DRUGS STOOD BETWEEN WHERE WE’D been and where we had to go; and since the Stones shows had established a functional creative rapport within the band again, we set about tackling the issue as best we could. Doug thought that he could pull off a soft intervention with Steven by taking him on vacation to an exclusive golf resort in Arizona. Steven was excited by what the band had just done, so, at least in theory, he wanted to get his act together. He agreed that a week away from L.A. chilling by the pool, in the desert, was all that he needed.

I was a more complicated animal: suggesting rehab wasn’t going to go over well, and neither was being looked after. Actually, no one could tell me shit at the time; they had to trust that I was going to get it together on my own. And I fully intended to; I thought about how to go about it over the course of many nights spent high up in the Walnut House. I had a doctor prescribe me Buprinex, which is an opiate blocker. He’d get me bottles of that and syringes. It was a very expensive treatment, but this guy was kind of a Dr. Feelgood; not the type of guy who had a real legitimate practice to speak of.

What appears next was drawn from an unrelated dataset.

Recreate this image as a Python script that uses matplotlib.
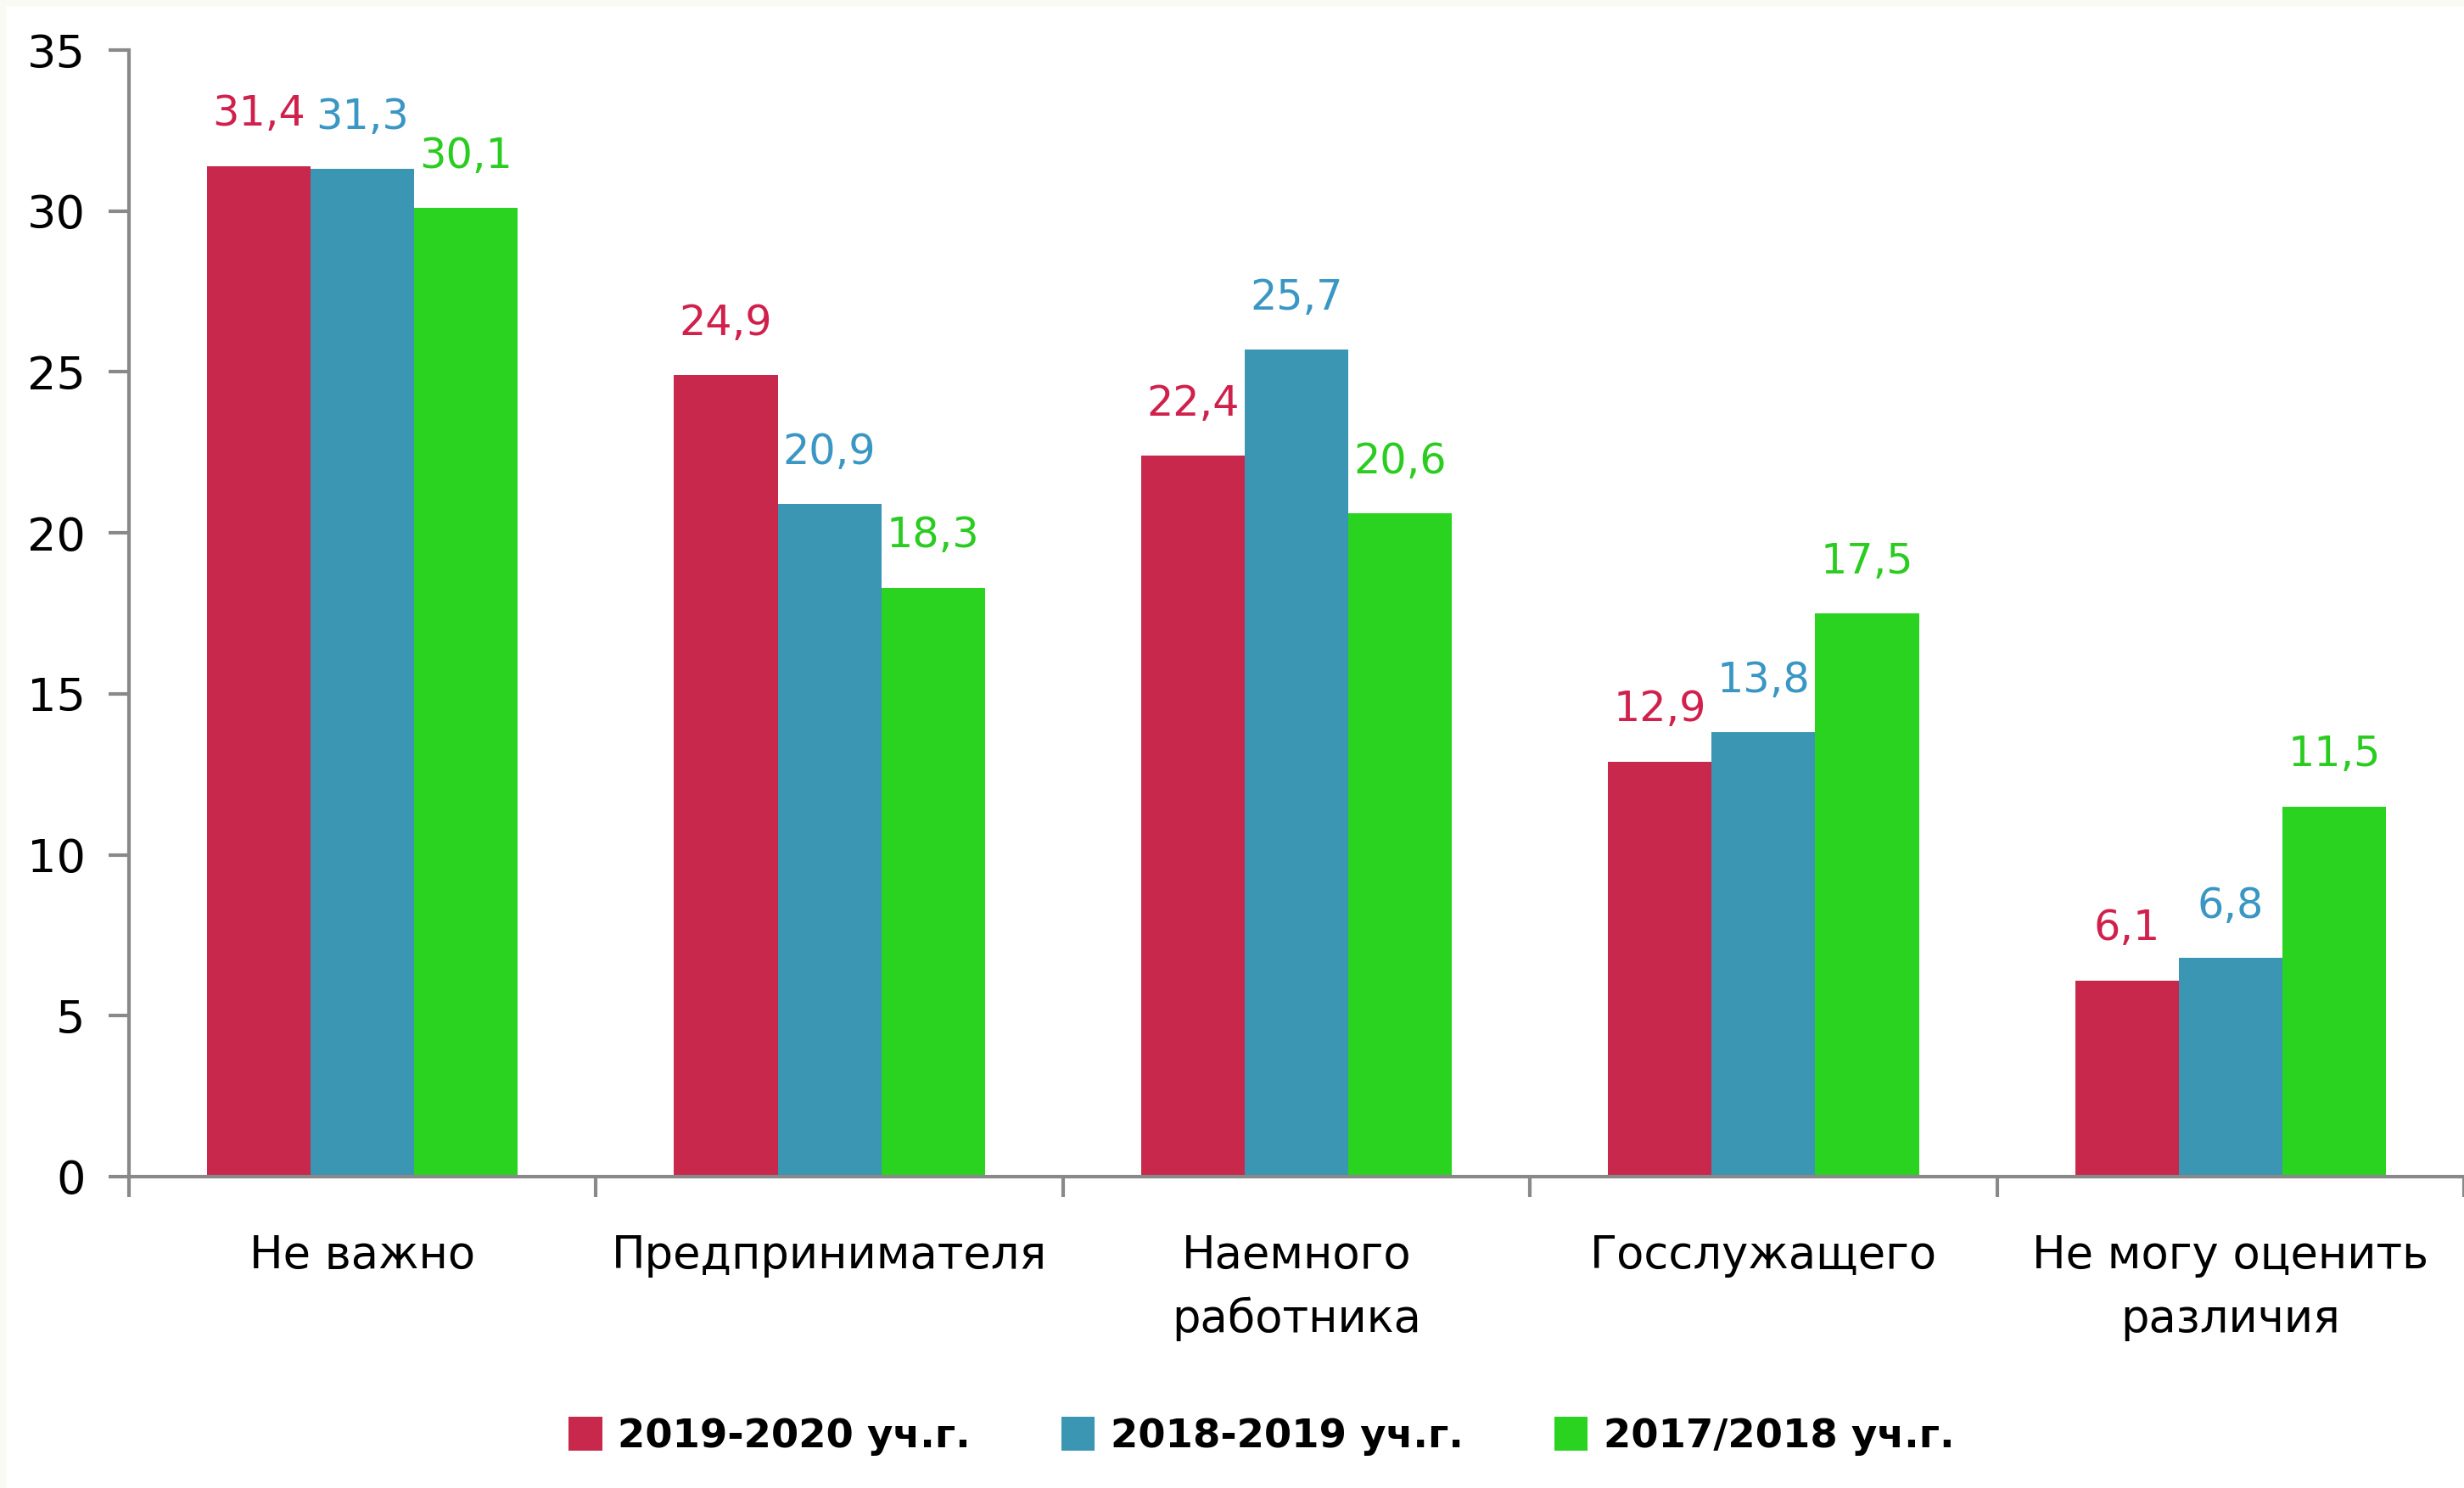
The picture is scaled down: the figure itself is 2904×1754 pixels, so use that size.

I brought all of that with me the night that I spontaneously decided to join Doug and Steven in Arizona. It made complete sense at the time: the Arizona sun was a great place to begin scaling back my habit. I told Megan that I had some band shit to do and that I’d be back in four days. I booked my flight, I called a limo, and I called a drug dealer that I knew who was located on the way to the airport. I had it all figured out: I copped enough coke and heroin, and packed all the Buprinex to get me through a nice mellow long weekend at a golf resort.